Sang de Boeuf is Edward Bulmer's deep oxblood — a properly atmospheric red that wants to be drenched. My honest advice: don't fight it with a feature wall. Take it across walls and woodwork together for an enveloping evening room — a dining room or snug — and let it do the heavy lifting.
The partner colours all need to lean warm. The single most important rule: avoid cool whites. Anything with a blue or grey undertone turns this red muddy and lifeless. Go for a warm stone off-white instead. Paint & Paper Library Sand I (LRV 95.4) is bang on — a soft, creamy near-white that's perfect above a dado rail, lifting the room without breaking the warmth. Pair it with old oak, antique brass fittings and a bit of patina and you're well on the way.

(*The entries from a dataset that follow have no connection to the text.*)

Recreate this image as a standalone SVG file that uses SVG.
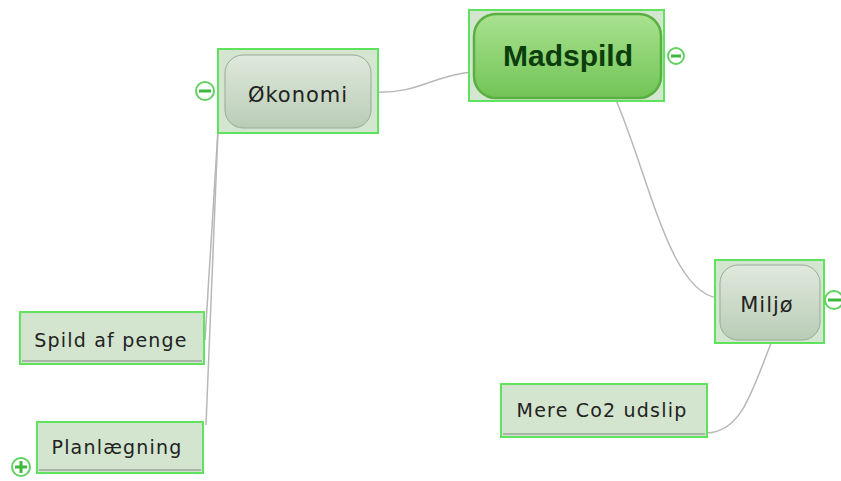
<svg xmlns="http://www.w3.org/2000/svg" width="841" height="481" viewBox="0 0 841 481">
<defs>
<linearGradient id="gMain" x1="0" y1="0" x2="0" y2="1">
<stop offset="0" stop-color="#a9e28f"/>
<stop offset="1" stop-color="#72c457"/>
</linearGradient>
<linearGradient id="gSub" x1="0" y1="0" x2="0" y2="1">
<stop offset="0" stop-color="#dfe9dc"/>
<stop offset="1" stop-color="#b9cdb6"/>
</linearGradient>
</defs>
<style>
.sel{fill:#d5e6d0;stroke:#5fe35f;stroke-width:2}
.main{fill:url(#gMain);stroke:#58b040;stroke-width:2.5}
.sub{fill:url(#gSub);stroke:#9aa99a;stroke-width:1}
.leaf{fill:#d3e5cf;stroke:#5fe35f;stroke-width:2}
.shadow{stroke:#a9b5a6;stroke-width:2}
.t{font-family:"DejaVu Sans",Verdana,sans-serif;fill:#222;font-size:19px;letter-spacing:1.2px;text-anchor:middle}
.ts{font-family:"DejaVu Sans",Verdana,sans-serif;fill:#222;font-size:21px;letter-spacing:1px;text-anchor:middle}
.tm{font-family:"Liberation Sans",Arial,sans-serif;fill:#0c3d0c;font-size:30px;font-weight:bold;text-anchor:middle}
.btn{fill:#fff;stroke:#62d062;stroke-width:2}
.btnl{stroke:#3cb83c;stroke-width:3}
.c{fill:none;stroke:#b8b8b8;stroke-width:1.5}
</style>
<g id="connectors">
<path class="c" d="M372,92 C420,94 430,76 472,72"/>
<path class="c" d="M616,100 C650,180 670,292 718,298"/>
<path class="c" d="M218,130 L205,340"/>
<path class="c" d="M218,130 L206,425"/>
<path class="c" d="M772,341 C752,390 742,432 707,433"/>
</g>
<g id="madspild">
<rect class="sel" x="469" y="10" width="195" height="91"/>
<rect class="main" x="474" y="14" width="187" height="84" rx="22"/>
<text class="tm" x="568" y="66">Madspild</text>
<circle class="btn" cx="676" cy="56" r="8"/>
<line class="btnl" x1="671" y1="56" x2="681" y2="56"/>
</g>
<g id="okonomi">
<rect class="sel" x="218" y="49" width="160" height="84"/>
<rect class="sub" x="225" y="55" width="146" height="73" rx="18"/>
<text class="ts" x="298" y="102">Økonomi</text>
<circle class="btn" cx="205" cy="91" r="9"/>
<line class="btnl" x1="199" y1="91" x2="211" y2="91"/>
</g>
<g id="miljo">
<rect class="sel" x="715" y="260" width="109" height="83"/>
<rect class="sub" x="720" y="265" width="100" height="75" rx="18"/>
<text class="ts" x="767" y="312">Miljø</text>
<circle class="btn" cx="834" cy="300" r="9"/>
<line class="btnl" x1="828" y1="300" x2="841" y2="300"/>
</g>
<g id="spild">
<rect class="leaf" x="20" y="312" width="184" height="52"/>
<line class="shadow" x1="22" y1="361" x2="202" y2="361"/>
<text class="t" x="111" y="347">Spild af penge</text>
</g>
<g id="planlaegning">
<rect class="leaf" x="37" y="422" width="166" height="51"/>
<line class="shadow" x1="39" y1="470" x2="201" y2="470"/>
<text class="t" x="117" y="454">Planlægning</text>
<circle class="btn" cx="21" cy="467" r="9"/>
<line class="btnl" x1="15" y1="467" x2="27" y2="467"/>
<line class="btnl" x1="21" y1="461" x2="21" y2="473"/>
</g>
<g id="mereco2">
<rect class="leaf" x="501" y="384" width="206" height="53"/>
<line class="shadow" x1="503" y1="434" x2="705" y2="434"/>
<text class="t" x="602" y="417">Mere Co2 udslip</text>
</g>
</svg>
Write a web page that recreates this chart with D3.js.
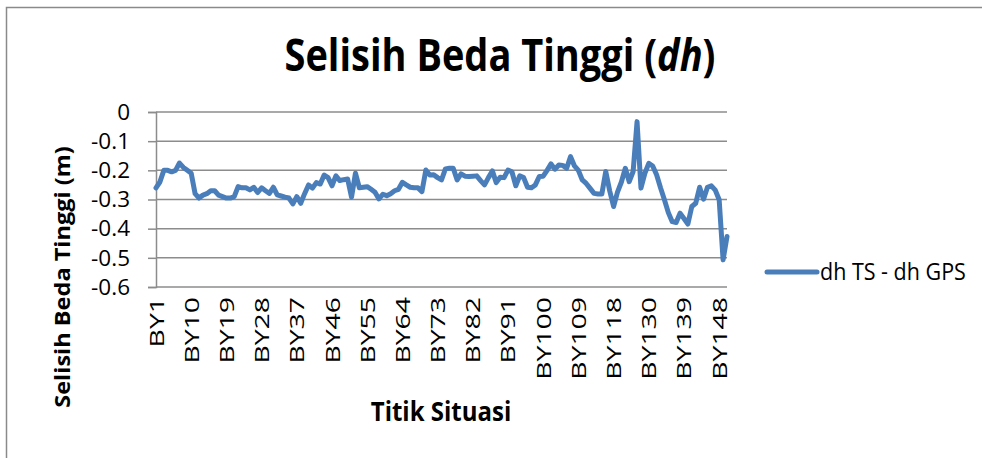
<!DOCTYPE html>
<html>
<head>
<meta charset="utf-8">
<script src="https://cdn.jsdelivr.net/npm/d3@7"></script>
<style>
    body { margin: 0; background: #fff; }
    text { font-family: "Open Sans", sans-serif; }
</style>
</head>
<body>
<div id="chart"></div>
<script>
// category names: BY1..BY150, a few ids are not in the survey
const missingIds = [121, 122, 123];
const categories = d3.range(1, 151).filter(n => !missingIds.includes(n)).map(n => "BY" + n);

// dh TS - dh GPS (m)
const dhValues = [
    -0.26, -0.24, -0.20, -0.20, -0.205, -0.20, -0.175, -0.19, -0.20, -0.21,
    -0.28, -0.295, -0.285, -0.28, -0.27, -0.27, -0.285, -0.29, -0.295, -0.295,
    -0.29, -0.256, -0.26, -0.26, -0.267, -0.258, -0.276, -0.26, -0.27, -0.279,
    -0.258, -0.284, -0.288, -0.292, -0.295, -0.315, -0.29, -0.313, -0.28, -0.25,
    -0.261, -0.242, -0.247, -0.216, -0.225, -0.253, -0.219, -0.235, -0.232, -0.23,
    -0.292, -0.21, -0.26, -0.258, -0.256, -0.265, -0.275, -0.298, -0.282, -0.287,
    -0.28, -0.27, -0.265, -0.241, -0.25, -0.258, -0.26, -0.26, -0.273, -0.199,
    -0.216, -0.215, -0.225, -0.233, -0.195, -0.193, -0.193, -0.233, -0.212, -0.22,
    -0.221, -0.22, -0.219, -0.235, -0.25, -0.225, -0.202, -0.242, -0.224, -0.225,
    -0.199, -0.205, -0.253, -0.219, -0.225, -0.258, -0.26, -0.25, -0.221, -0.22,
    -0.20, -0.178, -0.196, -0.182, -0.183, -0.193, -0.153, -0.185, -0.20, -0.233,
    -0.245, -0.262, -0.279, -0.281, -0.281, -0.204, -0.27, -0.324, -0.275, -0.24,
    -0.193, -0.239, -0.204, -0.033, -0.261, -0.21, -0.176, -0.185, -0.215, -0.26,
    -0.301, -0.345, -0.376, -0.379, -0.347, -0.365, -0.384, -0.324, -0.313, -0.258,
    -0.299, -0.258, -0.253, -0.268, -0.301, -0.507, -0.427
];

const yTicks = [0, -0.1, -0.2, -0.3, -0.4, -0.5, -0.6];
const xLabelStep = 9;
const seriesName = "dh TS - dh GPS";

const width = 982, height = 458;
const plot = { left: 156, right: 727, top: 112, bottom: 287 };
const lineColor = "#4A7EBB";
const gridColor = "#8C8C8C";
const stretch = 1.2; // the picture's text is taller than it is wide

const svg = d3.select("#chart").append("svg")
    .attr("width", width)
    .attr("height", height);

svg.append("rect")
    .attr("width", width).attr("height", height)
    .attr("fill", "#fff");

// chart area border (open on right and bottom, like the crop)
svg.append("rect")
    .attr("x", 6.5).attr("y", 7.5)
    .attr("width", 1000).attr("height", 500)
    .attr("fill", "none")
    .attr("stroke", "#8a8a8a")
    .attr("stroke-width", 1.5);

const x = d3.scalePoint()
    .domain(categories)
    .range([plot.left, plot.right]);

const y = d3.scaleLinear()
    .domain([-0.6, 0])
    .range([plot.bottom, plot.top]);

// gridlines
svg.append("g")
    .selectAll("line")
    .data(yTicks)
    .join("line")
    .attr("x1", plot.left).attr("x2", plot.right)
    .attr("y1", d => y(d)).attr("y2", d => y(d))
    .attr("stroke", gridColor)
    .attr("stroke-width", 1.5);

// y axis
svg.append("g")
    .attr("transform", `translate(${plot.left},0)`)
    .call(d3.axisLeft(y)
        .tickValues(yTicks)
        .tickSize(8)
        .tickPadding(18)
        .tickFormat(d => d === 0 ? "0" : d.toFixed(1)))
    .call(g => g.selectAll("line, path").attr("stroke", gridColor).attr("stroke-width", 1.5))
    .call(g => g.selectAll("text")
        .attr("fill", "#000")
        .style("font-size", "22.5px"));

// x axis labels, every 9th point
const xLabels = categories.filter((d, i) => i % xLabelStep === 0);
svg.append("g")
    .attr("transform", `translate(0,${plot.bottom})`)
    .call(d3.axisBottom(x).tickValues(xLabels).tickSize(0))
    .call(g => g.select(".domain").remove())
    .call(g => g.selectAll("text")
        .attr("transform", "scale(1,1.42) rotate(-90)")
        .attr("x", -7)
        .attr("y", 0)
        .attr("dy", "0.35em")
        .attr("text-anchor", "end")
        .attr("fill", "#000")
        .style("font-size", "20px"));

// series
const line = d3.line()
    .x((d, i) => x(categories[i]))
    .y(d => y(d));

svg.append("path")
    .datum(dhValues)
    .attr("d", line)
    .attr("fill", "none")
    .attr("stroke", lineColor)
    .attr("stroke-width", 5)
    .attr("stroke-linejoin", "round")
    .attr("stroke-linecap", "round");

// titles
const title = svg.append("text")
    .attr("transform", `translate(500,71) scale(1,${stretch})`)
    .attr("text-anchor", "middle")
    .style("font-size", "38px")
    .style("font-weight", "bold");
title.append("tspan").text("Selisih Beda Tinggi (");
title.append("tspan").style("font-style", "italic").text("dh");
title.append("tspan").text(")");

svg.append("text")
    .attr("transform", "translate(70,277) scale(1,1.12) rotate(-90)")
    .attr("text-anchor", "middle")
    .style("font-size", "21px")
    .style("font-weight", "bold")
    .text("Selisih Beda Tinggi (m)");

svg.append("text")
    .attr("transform", `translate(441,421) scale(1,1.1)`)
    .attr("text-anchor", "middle")
    .style("font-size", "24px")
    .style("font-weight", "bold")
    .text("Titik Situasi");

// legend
const legend = svg.append("g").attr("transform", "translate(767,272)");
legend.append("line")
    .attr("x1", 0).attr("x2", 50)
    .attr("stroke", lineColor)
    .attr("stroke-width", 5)
    .attr("stroke-linecap", "round");
legend.append("text")
    .attr("transform", "translate(53,8) scale(1,1.1)")
    .style("font-size", "21.5px")
    .text(seriesName);
</script>
</body>
</html>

For a second accent, soft sage green is your friend — red and green are natural complements, and a dusty, knocked-back green sits beautifully against oxblood without going Christmassy. Dulux Almost Pistachio (LRV 80.3) is light and chalky enough to feel fresh on a ceiling or in an adjoining hallway.
If you want to deepen the scheme rather than lighten it — say for joinery, a study or a tonal layered look — Mylands Alderman No.60 (LRV 58.8) is a handsome mid-tone that holds its own alongside the red without competing.
The "but what about" question I always get: can I use crisp brilliant white woodwork? No. It'll look stark and cheap against this colour and emphasise every flaw. Stick to the warm off-white throughout.
Practical bit: test Sang de Boeuf large and live with it under lamplight, because reds like this come alive in the evening and can read heavy in flat daylight. Two coats minimum, and a tinted undercoat will save you grief getting even coverage. Get your lighting warm — 2700K bulbs — and this room will feel like a hug.